Anschobers traurige Bilanz: "Landespolitiker weinten bei mir am Telefon"
Fünf Monate ist es her, da trat Rudolf Anschober vor die Kameras. Und von seinem Amt zurück. Er konnte nicht mehr Gesundheitsminister der Republik sein. Eine Aufgabe, die seine eigene Gesundheit zerstört hatte. In einem Interview zieht er nun Bilanz über seinen Kampf gegen die Corona-Pandemie.

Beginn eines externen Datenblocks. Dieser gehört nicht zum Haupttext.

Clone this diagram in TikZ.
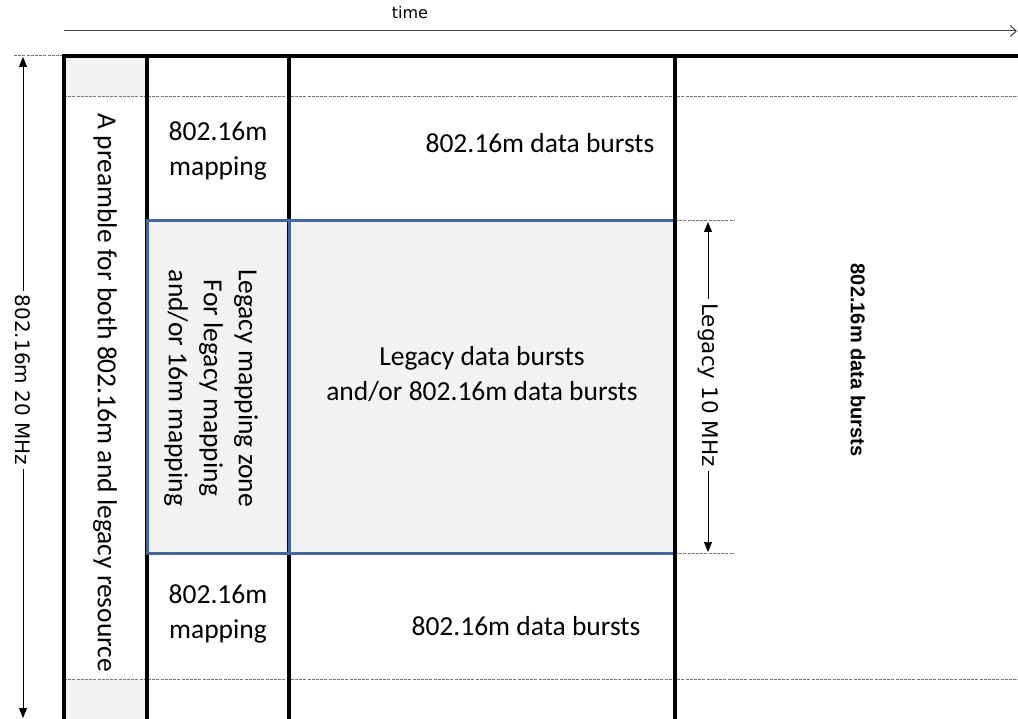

Gesundheitlich geht es Anschober mittlerweile besser. Der Tinnitus ist am Abklingen, der Blutdruck in Ordnung. Im Herbst des Jahres 2020 – am Höhepunkt der Corona -Pandemie – sah die Welt des grünen Politikers aber noch ganz anders aus.
“Die Zahlen begannen plötzlich rund um den 22. Oktober sehr stark zu steigen. Die Akzeptanz für Maßnahmen in der Bevölkerung hatte über den Sommer stark abgenommen, immer mehr Skeptiker, zum Teil sogar aus der Wissenschaft, sorgten für Verunsicherung. Zugleich stieg die Aggression, die ersten Morddrohungen kamen”, erinnert sich Anschober.
Dann kamen die Morddrohungen

Im Interview mit “Zeit Online” fährt er fort: “Ich dachte zwar nicht, dass etwas passiert, aber ich habe einen politischen Stil, der auf Kontakt mit Leuten angewiesen ist. Fahrten in der U-Bahn waren wie eine Sprechstunde, ein Energiespender. Davon war ich plötzlich abgeschnitten, wie unter einem Glassturz. Um die zweite Welle doch noch zu schaffen und die notwendigen Maßnahmen durchzusetzen, habe ich mein tägliches Arbeitspensum noch einmal massiv gesteigert. Die letzten freien Fenster zur Erholung wurden gestrichen.”
Nein sagen am Fließband

Dann kann er sich einen Seitenhieb auf seinen ehemaligen Koalitionspartner Bundeskanzler Sebastian Kurz (ÖVP) nicht verkneifen. “Dann kam der Irrsinn der dritten Welle. Das Bundeskanzleramt war zum Teil nicht mehr so unterstützend, die Landeshauptleute haben immer stärker Druck gemacht, zu öffnen. Ich musste in Sitzungsmarathons njet, njet, njet wie am Fließband antworten, die notwendigen Maßnahmen durchzusetzen wurde zur Mammutaufgabe, weil es eben keinen Konsens und keine breite Unterstützung mehr gab. Es ist irrsinnig an die Substanz gegangen, dabei oft alleine zu sein. In dieser Phase habe ich den Wiener Bürgermeister Michael Ludwig schätzen gelernt, der auf Argumente der Experten eingegangen ist.”
Weinende Politiker am Telefon
Gefragt, ob er sein damaliges Vorhaben, gesund zu leben und Sport zu machen, einhalten konnte, antwortet der Ex-Minister mit dramatischen Worten: “Jeder Tag hat mit den Zahlen begonnen, die stiegen und stiegen. Wir wussten nicht mehr, wie man in den Alten- und Pflegeheimen gegensteuern könnte. Mich haben Landespolitiker angerufen, die geweint haben, weil sie nicht mehr wussten, wie man die Todesfälle verhindert. Der Kopf sagt: Du musst jetzt trotzdem auf dich schauen und laufen gehen oder dir für Qigong Zeit nehmen. Aber die Abwägung verschiebt sich. Weil es nicht mehr um herkömmliche Politik geht, sondern tatsächlich um Menschenleben.”